_What you have to do_
Pictures in the data below are not part of the copy; transcribe everything else exactly.

--- begin Data segment ---

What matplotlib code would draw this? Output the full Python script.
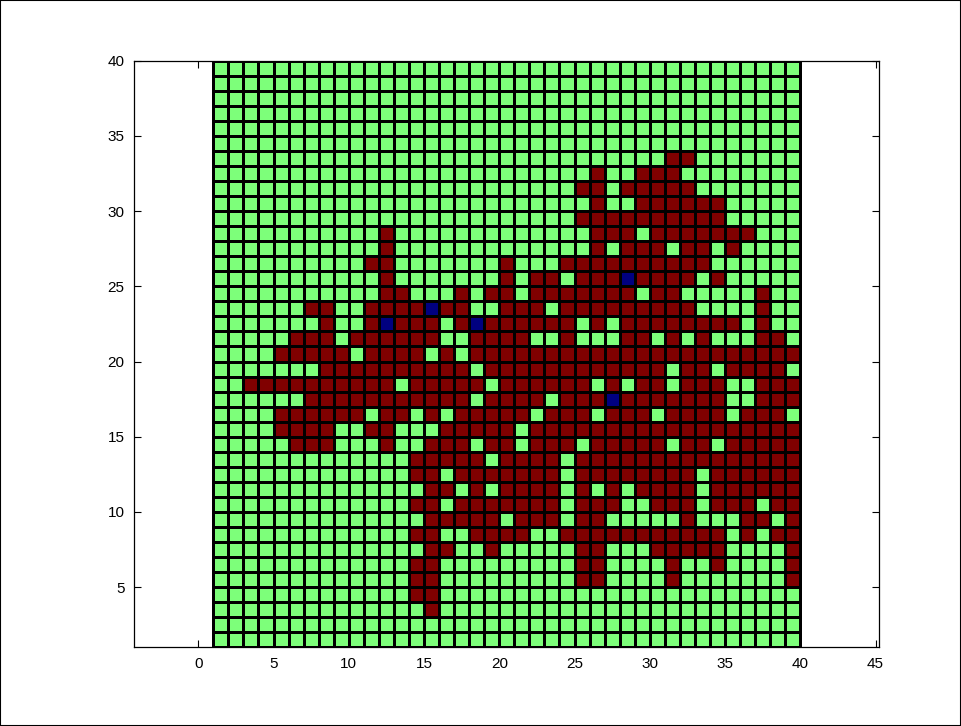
import numpy as np
import matplotlib
matplotlib.use("Agg")
import matplotlib.pyplot as plt
from matplotlib.patches import Rectangle

# Lattice of 39 x 39 cells spanning 1..40 on both axes.
# Occupied cells per row (row j covers y = j..j+1), given as inclusive column runs.
occupied_runs = {
    33: [(31, 32)],
    32: [(26, 26), (29, 31)],
    31: [(25, 26), (28, 32)],
    30: [(26, 26), (29, 34)],
    29: [(25, 34)],
    28: [(12, 12), (26, 28), (30, 36)],
    27: [(12, 12), (26, 26), (28, 30), (32, 33), (35, 35)],
    26: [(11, 12), (20, 20), (24, 33)],
    25: [(12, 12), (20, 20), (22, 23), (25, 32), (34, 34)],
    24: [(12, 13), (17, 17), (19, 20), (22, 28), (30, 31), (37, 37)],
    23: [(7, 8), (11, 14), (16, 17), (20, 22), (24, 32), (37, 37)],
    22: [(8, 8), (11, 11), (13, 15), (17, 17), (19, 24), (26, 26), (28, 35), (37, 37)],
    21: [(6, 8), (10, 15), (18, 21), (24, 24), (28, 29), (31, 31), (33, 33), (37, 38)],
    20: [(5, 9), (11, 14), (16, 16), (18, 39)],
    19: [(8, 17), (19, 30), (32, 33), (35, 38)],
    18: [(3, 12), (14, 18), (20, 25), (27, 27), (29, 30), (32, 34), (37, 39)],
    17: [(7, 17), (19, 22), (24, 26), (28, 34), (37, 39)],
    16: [(5, 10), (12, 13), (15, 15), (17, 21), (23, 25), (27, 29), (31, 34), (36, 38)],
    15: [(5, 8), (11, 12), (16, 20), (22, 39)],
    14: [(6, 8), (12, 12), (15, 17), (19, 20), (22, 24), (26, 30), (32, 33), (35, 39)],
    13: [(14, 18), (20, 23), (25, 39)],
    12: [(14, 15), (17, 23), (25, 32), (34, 39)],
    11: [(15, 16), (18, 18), (20, 23), (25, 25), (27, 27), (29, 32), (34, 39)],
    10: [(14, 15), (17, 23), (25, 27), (30, 32), (34, 36), (38, 39)],
    9: [(15, 19), (21, 23), (25, 26), (32, 32), (36, 37), (39, 39)],
    8: [(14, 15), (18, 21), (24, 34), (36, 36), (38, 39)],
    7: [(15, 16), (19, 19), (25, 26), (30, 34), (39, 39)],
    6: [(14, 15), (25, 26), (31, 31), (34, 34), (39, 39)],
    5: [(14, 15), (25, 26), (31, 31), (39, 39)],
    4: [(14, 15)],
    3: [(15, 15)],
}

# Seed cells (column, row)
seed_cells = [(12, 22), (15, 23), (18, 22), (28, 25), (27, 17)]

x_ticks = [0, 5, 10, 15, 20, 25, 30, 35, 40, 45]
y_ticks = [5, 10, 15, 20, 25, 30, 35, 40]

n = 39
edges = np.arange(1, n + 2)
state = np.zeros((n, n))
for row, runs in occupied_runs.items():
    for c0, c1 in runs:
        state[row - 1, c0 - 1:c1] = 1.0
for col, row in seed_cells:
    state[row - 1, col - 1] = -1.0

W, H = 961, 726
fig = plt.figure(figsize=(W / 100, H / 100), dpi=100)
fig.patch.set_facecolor("white")
fig.patches.append(Rectangle((0, 0), 1, 1, transform=fig.transFigure,
                             fill=False, edgecolor="black", linewidth=1.5))

ax = fig.add_axes([134.3 / W, (H - 647.3) / H, 745.0 / W, 586.6 / H])
ax.pcolormesh(edges, edges, state, cmap="jet", vmin=-1, vmax=1,
              edgecolors="black", linewidth=1.0, antialiased=False)

ax.set_xlim(-4.25, 45.25)
ax.set_ylim(1, 40)
ax.set_xticks(x_ticks)
ax.set_yticks(y_ticks)
ax.tick_params(direction="in", length=5, width=0.8, top=True, right=True,
               labelsize=11, pad=7, colors="black")
for lab in ax.get_xticklabels() + ax.get_yticklabels():
    lab.set_family("Liberation Sans")
for sp in ax.spines.values():
    sp.set_linewidth(0.9)

fig.savefig("out.png", dpi=100)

--- end Data segment ---

_Complete output_
What matplotlib code would draw this? Output the full Python script.
import numpy as np
import matplotlib
matplotlib.use("Agg")
import matplotlib.pyplot as plt
from matplotlib.patches import Rectangle

# Lattice of 39 x 39 cells spanning 1..40 on both axes.
# Occupied cells per row (row j covers y = j..j+1), given as inclusive column runs.
occupied_runs = {
    33: [(31, 32)],
    32: [(26, 26), (29, 31)],
    31: [(25, 26), (28, 32)],
    30: [(26, 26), (29, 34)],
    29: [(25, 34)],
    28: [(12, 12), (26, 28), (30, 36)],
    27: [(12, 12), (26, 26), (28, 30), (32, 33), (35, 35)],
    26: [(11, 12), (20, 20), (24, 33)],
    25: [(12, 12), (20, 20), (22, 23), (25, 32), (34, 34)],
    24: [(12, 13), (17, 17), (19, 20), (22, 28), (30, 31), (37, 37)],
    23: [(7, 8), (11, 14), (16, 17), (20, 22), (24, 32), (37, 37)],
    22: [(8, 8), (11, 11), (13, 15), (17, 17), (19, 24), (26, 26), (28, 35), (37, 37)],
    21: [(6, 8), (10, 15), (18, 21), (24, 24), (28, 29), (31, 31), (33, 33), (37, 38)],
    20: [(5, 9), (11, 14), (16, 16), (18, 39)],
    19: [(8, 17), (19, 30), (32, 33), (35, 38)],
    18: [(3, 12), (14, 18), (20, 25), (27, 27), (29, 30), (32, 34), (37, 39)],
    17: [(7, 17), (19, 22), (24, 26), (28, 34), (37, 39)],
    16: [(5, 10), (12, 13), (15, 15), (17, 21), (23, 25), (27, 29), (31, 34), (36, 38)],
    15: [(5, 8), (11, 12), (16, 20), (22, 39)],
    14: [(6, 8), (12, 12), (15, 17), (19, 20), (22, 24), (26, 30), (32, 33), (35, 39)],
    13: [(14, 18), (20, 23), (25, 39)],
    12: [(14, 15), (17, 23), (25, 32), (34, 39)],
    11: [(15, 16), (18, 18), (20, 23), (25, 25), (27, 27), (29, 32), (34, 39)],
    10: [(14, 15), (17, 23), (25, 27), (30, 32), (34, 36), (38, 39)],
    9: [(15, 19), (21, 23), (25, 26), (32, 32), (36, 37), (39, 39)],
    8: [(14, 15), (18, 21), (24, 34), (36, 36), (38, 39)],
    7: [(15, 16), (19, 19), (25, 26), (30, 34), (39, 39)],
    6: [(14, 15), (25, 26), (31, 31), (34, 34), (39, 39)],
    5: [(14, 15), (25, 26), (31, 31), (39, 39)],
    4: [(14, 15)],
    3: [(15, 15)],
}

# Seed cells (column, row)
seed_cells = [(12, 22), (15, 23), (18, 22), (28, 25), (27, 17)]

x_ticks = [0, 5, 10, 15, 20, 25, 30, 35, 40, 45]
y_ticks = [5, 10, 15, 20, 25, 30, 35, 40]

n = 39
edges = np.arange(1, n + 2)
state = np.zeros((n, n))
for row, runs in occupied_runs.items():
    for c0, c1 in runs:
        state[row - 1, c0 - 1:c1] = 1.0
for col, row in seed_cells:
    state[row - 1, col - 1] = -1.0

W, H = 961, 726
fig = plt.figure(figsize=(W / 100, H / 100), dpi=100)
fig.patch.set_facecolor("white")
fig.patches.append(Rectangle((0, 0), 1, 1, transform=fig.transFigure,
                             fill=False, edgecolor="black", linewidth=1.5))

ax = fig.add_axes([134.3 / W, (H - 647.3) / H, 745.0 / W, 586.6 / H])
ax.pcolormesh(edges, edges, state, cmap="jet", vmin=-1, vmax=1,
              edgecolors="black", linewidth=1.0, antialiased=False)

ax.set_xlim(-4.25, 45.25)
ax.set_ylim(1, 40)
ax.set_xticks(x_ticks)
ax.set_yticks(y_ticks)
ax.tick_params(direction="in", length=5, width=0.8, top=True, right=True,
               labelsize=11, pad=7, colors="black")
for lab in ax.get_xticklabels() + ax.get_yticklabels():
    lab.set_family("Liberation Sans")
for sp in ax.spines.values():
    sp.set_linewidth(0.9)

fig.savefig("out.png", dpi=100)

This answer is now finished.